(WHAT TO PRODUCE)
Where a line holds "this", copy it.
## BEGIN INPUT ROWS
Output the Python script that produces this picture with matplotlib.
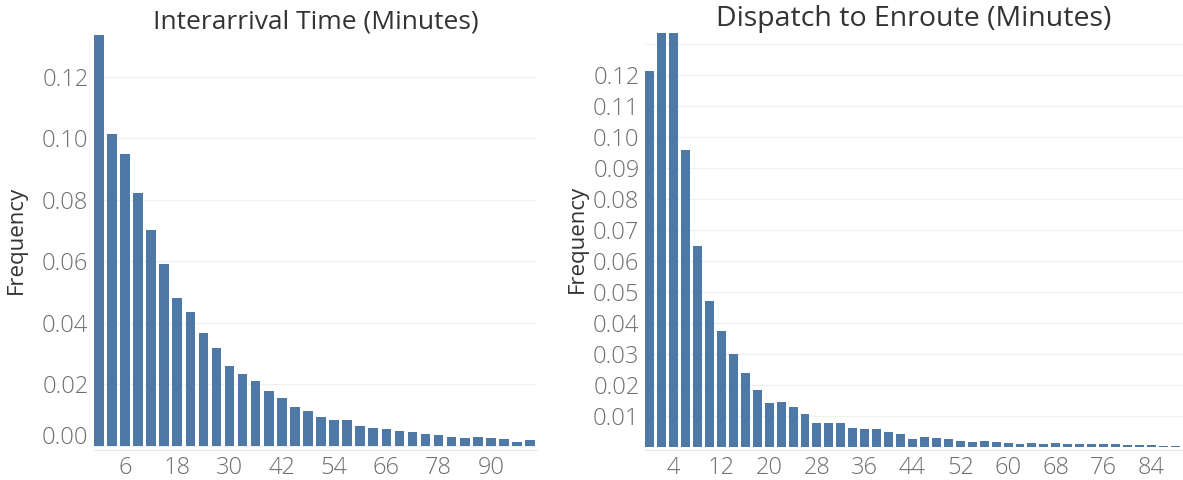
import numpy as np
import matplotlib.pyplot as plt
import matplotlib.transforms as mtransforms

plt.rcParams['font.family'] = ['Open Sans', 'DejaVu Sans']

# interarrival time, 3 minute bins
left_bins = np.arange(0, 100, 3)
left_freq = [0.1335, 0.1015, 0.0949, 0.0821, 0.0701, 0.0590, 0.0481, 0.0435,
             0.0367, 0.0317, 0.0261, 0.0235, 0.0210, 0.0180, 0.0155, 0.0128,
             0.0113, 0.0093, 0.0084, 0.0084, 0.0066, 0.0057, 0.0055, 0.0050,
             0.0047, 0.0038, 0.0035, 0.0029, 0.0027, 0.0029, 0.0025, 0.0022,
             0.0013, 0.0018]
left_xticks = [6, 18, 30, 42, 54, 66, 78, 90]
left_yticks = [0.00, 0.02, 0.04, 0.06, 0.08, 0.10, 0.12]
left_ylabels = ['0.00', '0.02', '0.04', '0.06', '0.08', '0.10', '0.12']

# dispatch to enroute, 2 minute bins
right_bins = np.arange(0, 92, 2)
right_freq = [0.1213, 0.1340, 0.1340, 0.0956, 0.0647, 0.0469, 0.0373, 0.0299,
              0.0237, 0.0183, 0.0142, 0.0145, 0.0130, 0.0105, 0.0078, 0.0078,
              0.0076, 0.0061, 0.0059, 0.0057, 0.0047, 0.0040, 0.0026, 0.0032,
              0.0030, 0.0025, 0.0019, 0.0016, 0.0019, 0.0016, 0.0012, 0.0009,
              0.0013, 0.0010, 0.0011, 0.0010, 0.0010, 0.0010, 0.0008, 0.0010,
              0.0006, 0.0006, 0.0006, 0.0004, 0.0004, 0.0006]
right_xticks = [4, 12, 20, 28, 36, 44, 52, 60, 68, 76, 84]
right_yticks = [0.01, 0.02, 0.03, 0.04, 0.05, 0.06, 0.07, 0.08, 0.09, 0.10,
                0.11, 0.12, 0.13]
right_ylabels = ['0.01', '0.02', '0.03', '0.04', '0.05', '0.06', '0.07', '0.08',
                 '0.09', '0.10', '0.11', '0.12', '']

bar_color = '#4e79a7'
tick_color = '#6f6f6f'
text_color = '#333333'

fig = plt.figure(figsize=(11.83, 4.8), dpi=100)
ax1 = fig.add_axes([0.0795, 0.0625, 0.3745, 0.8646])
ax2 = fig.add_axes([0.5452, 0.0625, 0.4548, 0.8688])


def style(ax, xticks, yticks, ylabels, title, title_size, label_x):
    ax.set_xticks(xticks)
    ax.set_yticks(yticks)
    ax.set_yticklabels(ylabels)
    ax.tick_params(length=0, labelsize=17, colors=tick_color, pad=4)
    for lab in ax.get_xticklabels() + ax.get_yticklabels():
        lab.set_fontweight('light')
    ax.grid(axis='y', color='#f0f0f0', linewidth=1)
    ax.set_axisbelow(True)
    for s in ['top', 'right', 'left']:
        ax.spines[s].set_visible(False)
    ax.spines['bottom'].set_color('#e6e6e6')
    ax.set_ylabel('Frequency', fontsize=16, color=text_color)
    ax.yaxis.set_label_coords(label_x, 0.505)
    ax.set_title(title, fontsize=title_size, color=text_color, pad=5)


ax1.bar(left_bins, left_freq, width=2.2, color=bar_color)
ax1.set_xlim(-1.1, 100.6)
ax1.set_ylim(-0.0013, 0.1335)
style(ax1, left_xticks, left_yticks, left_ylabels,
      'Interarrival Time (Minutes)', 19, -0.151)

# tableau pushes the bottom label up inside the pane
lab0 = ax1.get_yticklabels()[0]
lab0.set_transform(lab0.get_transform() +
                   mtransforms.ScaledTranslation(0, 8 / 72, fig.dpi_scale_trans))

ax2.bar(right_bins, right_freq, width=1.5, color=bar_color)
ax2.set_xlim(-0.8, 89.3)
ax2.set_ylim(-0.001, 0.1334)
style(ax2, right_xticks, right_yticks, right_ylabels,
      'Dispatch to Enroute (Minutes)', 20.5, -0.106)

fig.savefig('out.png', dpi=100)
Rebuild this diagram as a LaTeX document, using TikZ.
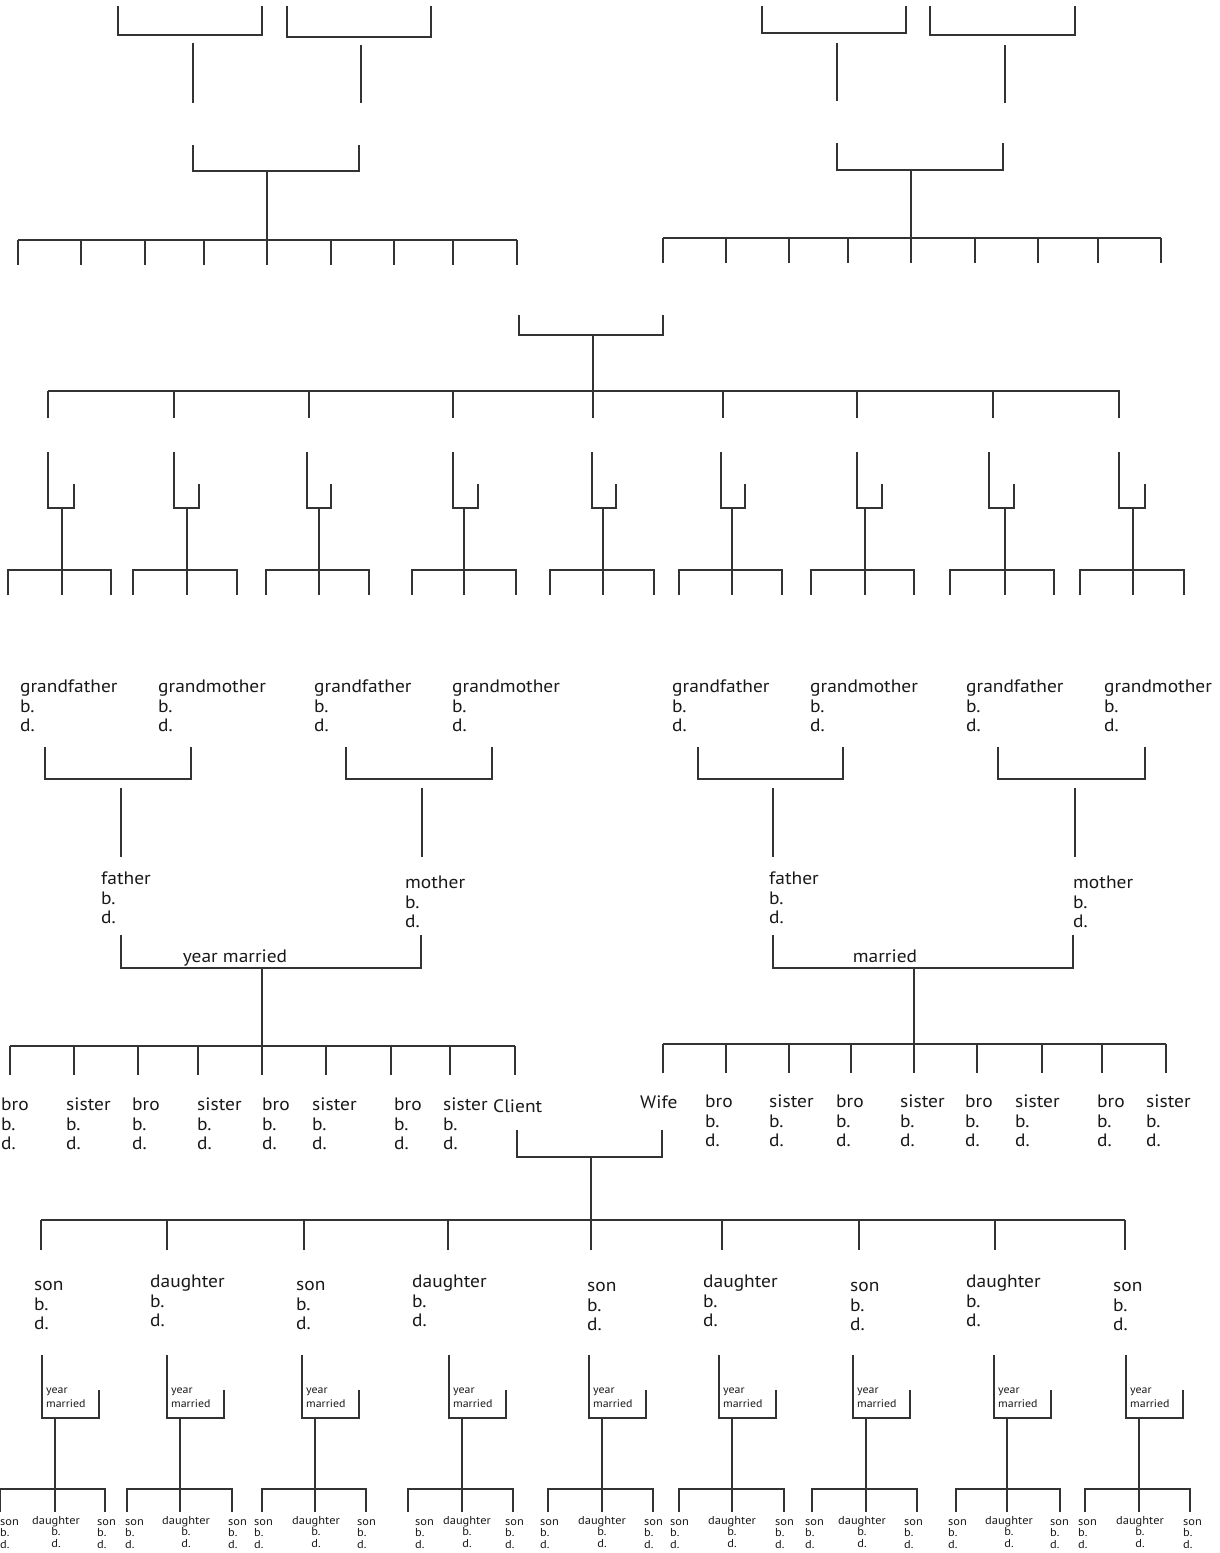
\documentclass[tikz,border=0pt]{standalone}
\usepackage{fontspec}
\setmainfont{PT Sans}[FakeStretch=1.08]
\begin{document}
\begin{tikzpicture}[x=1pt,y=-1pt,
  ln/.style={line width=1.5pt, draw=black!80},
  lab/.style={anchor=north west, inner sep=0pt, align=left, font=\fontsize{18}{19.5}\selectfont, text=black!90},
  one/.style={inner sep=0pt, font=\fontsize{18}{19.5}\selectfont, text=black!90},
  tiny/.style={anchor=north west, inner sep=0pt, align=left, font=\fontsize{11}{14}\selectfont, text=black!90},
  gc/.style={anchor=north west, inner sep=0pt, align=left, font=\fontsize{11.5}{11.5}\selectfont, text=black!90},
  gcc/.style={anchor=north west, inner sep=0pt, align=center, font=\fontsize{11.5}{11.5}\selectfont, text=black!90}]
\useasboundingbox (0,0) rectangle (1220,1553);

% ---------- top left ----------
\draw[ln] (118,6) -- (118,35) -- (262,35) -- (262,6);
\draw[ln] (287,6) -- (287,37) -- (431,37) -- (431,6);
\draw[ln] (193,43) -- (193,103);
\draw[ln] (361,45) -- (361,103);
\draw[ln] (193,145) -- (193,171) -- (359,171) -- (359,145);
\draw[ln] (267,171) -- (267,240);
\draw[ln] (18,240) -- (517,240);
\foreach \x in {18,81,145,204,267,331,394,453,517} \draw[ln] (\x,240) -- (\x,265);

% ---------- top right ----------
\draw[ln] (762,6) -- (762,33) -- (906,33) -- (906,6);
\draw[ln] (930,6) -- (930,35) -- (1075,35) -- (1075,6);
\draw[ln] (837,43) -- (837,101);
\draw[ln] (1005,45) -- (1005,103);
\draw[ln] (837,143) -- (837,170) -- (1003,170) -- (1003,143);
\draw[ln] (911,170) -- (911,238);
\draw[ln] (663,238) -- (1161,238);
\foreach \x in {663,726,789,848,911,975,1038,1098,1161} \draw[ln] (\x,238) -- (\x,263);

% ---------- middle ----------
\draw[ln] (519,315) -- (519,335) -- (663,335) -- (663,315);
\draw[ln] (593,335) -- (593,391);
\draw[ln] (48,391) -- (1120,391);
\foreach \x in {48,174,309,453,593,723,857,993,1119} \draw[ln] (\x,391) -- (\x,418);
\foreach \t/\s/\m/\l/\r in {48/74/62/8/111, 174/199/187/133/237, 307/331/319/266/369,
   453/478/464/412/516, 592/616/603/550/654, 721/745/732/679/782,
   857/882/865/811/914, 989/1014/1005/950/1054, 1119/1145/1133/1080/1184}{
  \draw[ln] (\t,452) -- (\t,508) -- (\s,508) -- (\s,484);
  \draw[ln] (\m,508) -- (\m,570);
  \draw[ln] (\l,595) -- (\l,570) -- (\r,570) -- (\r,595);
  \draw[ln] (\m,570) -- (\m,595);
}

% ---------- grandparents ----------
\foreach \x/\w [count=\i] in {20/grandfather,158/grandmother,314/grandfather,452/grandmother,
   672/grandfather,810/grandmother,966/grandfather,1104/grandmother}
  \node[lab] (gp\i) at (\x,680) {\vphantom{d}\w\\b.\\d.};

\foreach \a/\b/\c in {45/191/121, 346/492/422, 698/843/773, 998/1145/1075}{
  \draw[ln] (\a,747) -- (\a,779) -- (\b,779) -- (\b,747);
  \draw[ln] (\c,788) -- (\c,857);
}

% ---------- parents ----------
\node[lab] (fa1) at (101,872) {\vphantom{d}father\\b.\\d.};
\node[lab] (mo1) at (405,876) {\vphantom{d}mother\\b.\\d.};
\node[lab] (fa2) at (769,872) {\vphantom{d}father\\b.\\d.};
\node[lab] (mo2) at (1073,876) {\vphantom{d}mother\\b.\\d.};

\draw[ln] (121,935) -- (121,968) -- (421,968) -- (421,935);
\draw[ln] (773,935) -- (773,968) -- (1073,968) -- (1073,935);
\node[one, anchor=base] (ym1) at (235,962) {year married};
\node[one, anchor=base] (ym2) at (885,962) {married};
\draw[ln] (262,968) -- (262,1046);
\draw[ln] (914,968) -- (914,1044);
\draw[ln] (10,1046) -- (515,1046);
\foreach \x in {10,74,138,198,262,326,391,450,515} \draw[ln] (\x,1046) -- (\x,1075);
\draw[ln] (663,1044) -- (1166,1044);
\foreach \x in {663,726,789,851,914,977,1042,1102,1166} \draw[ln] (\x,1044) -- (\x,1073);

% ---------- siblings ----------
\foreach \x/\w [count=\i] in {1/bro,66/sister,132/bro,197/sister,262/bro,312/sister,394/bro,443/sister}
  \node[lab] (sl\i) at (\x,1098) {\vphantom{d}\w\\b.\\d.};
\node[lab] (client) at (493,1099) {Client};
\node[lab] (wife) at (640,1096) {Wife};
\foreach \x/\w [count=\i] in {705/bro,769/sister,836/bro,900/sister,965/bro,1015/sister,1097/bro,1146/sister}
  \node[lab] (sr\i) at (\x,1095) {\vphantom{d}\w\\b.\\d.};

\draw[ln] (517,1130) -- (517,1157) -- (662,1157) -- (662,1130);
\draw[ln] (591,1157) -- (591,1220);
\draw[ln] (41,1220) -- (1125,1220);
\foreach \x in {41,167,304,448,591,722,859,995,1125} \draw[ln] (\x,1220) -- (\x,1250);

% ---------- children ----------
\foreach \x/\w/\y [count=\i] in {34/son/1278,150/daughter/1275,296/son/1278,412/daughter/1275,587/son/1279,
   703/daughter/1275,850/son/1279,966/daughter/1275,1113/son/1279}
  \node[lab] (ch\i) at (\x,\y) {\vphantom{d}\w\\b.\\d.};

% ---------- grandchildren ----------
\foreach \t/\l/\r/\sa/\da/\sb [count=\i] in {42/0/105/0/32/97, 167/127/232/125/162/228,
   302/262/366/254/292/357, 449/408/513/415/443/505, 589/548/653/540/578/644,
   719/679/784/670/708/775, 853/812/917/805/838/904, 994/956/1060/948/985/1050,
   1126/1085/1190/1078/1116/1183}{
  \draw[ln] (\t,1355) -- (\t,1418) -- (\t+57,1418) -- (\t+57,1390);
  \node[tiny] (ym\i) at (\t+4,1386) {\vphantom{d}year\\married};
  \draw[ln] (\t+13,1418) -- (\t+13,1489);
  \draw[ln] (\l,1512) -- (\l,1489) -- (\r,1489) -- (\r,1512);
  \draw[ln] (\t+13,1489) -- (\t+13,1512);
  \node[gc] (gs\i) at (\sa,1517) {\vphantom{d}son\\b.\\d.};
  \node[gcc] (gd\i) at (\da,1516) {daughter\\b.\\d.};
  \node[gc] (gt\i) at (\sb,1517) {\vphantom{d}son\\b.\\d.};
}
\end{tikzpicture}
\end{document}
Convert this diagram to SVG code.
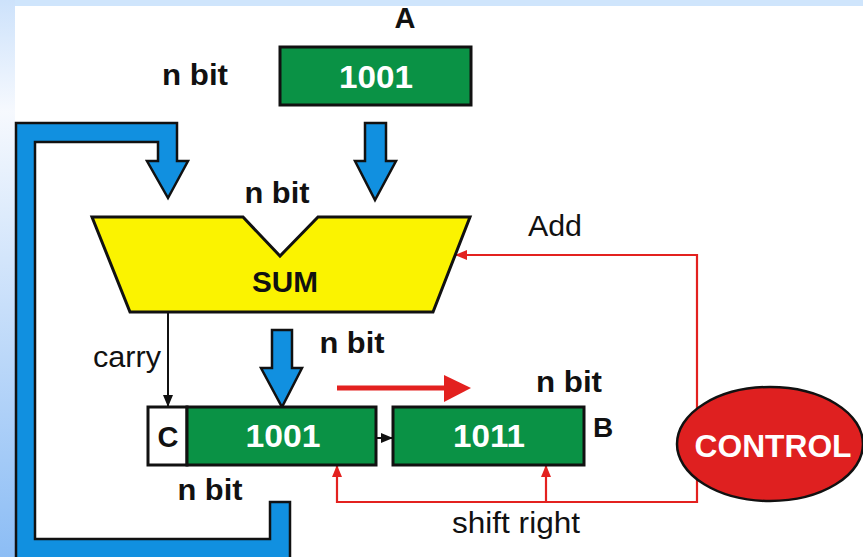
## END INPUT ROWS
(REPLY TO THE EXERCISE)
Output the Python script that produces this picture with matplotlib.
Rebuild this diagram as a LaTeX document, using TikZ.
Convert this diagram to SVG code.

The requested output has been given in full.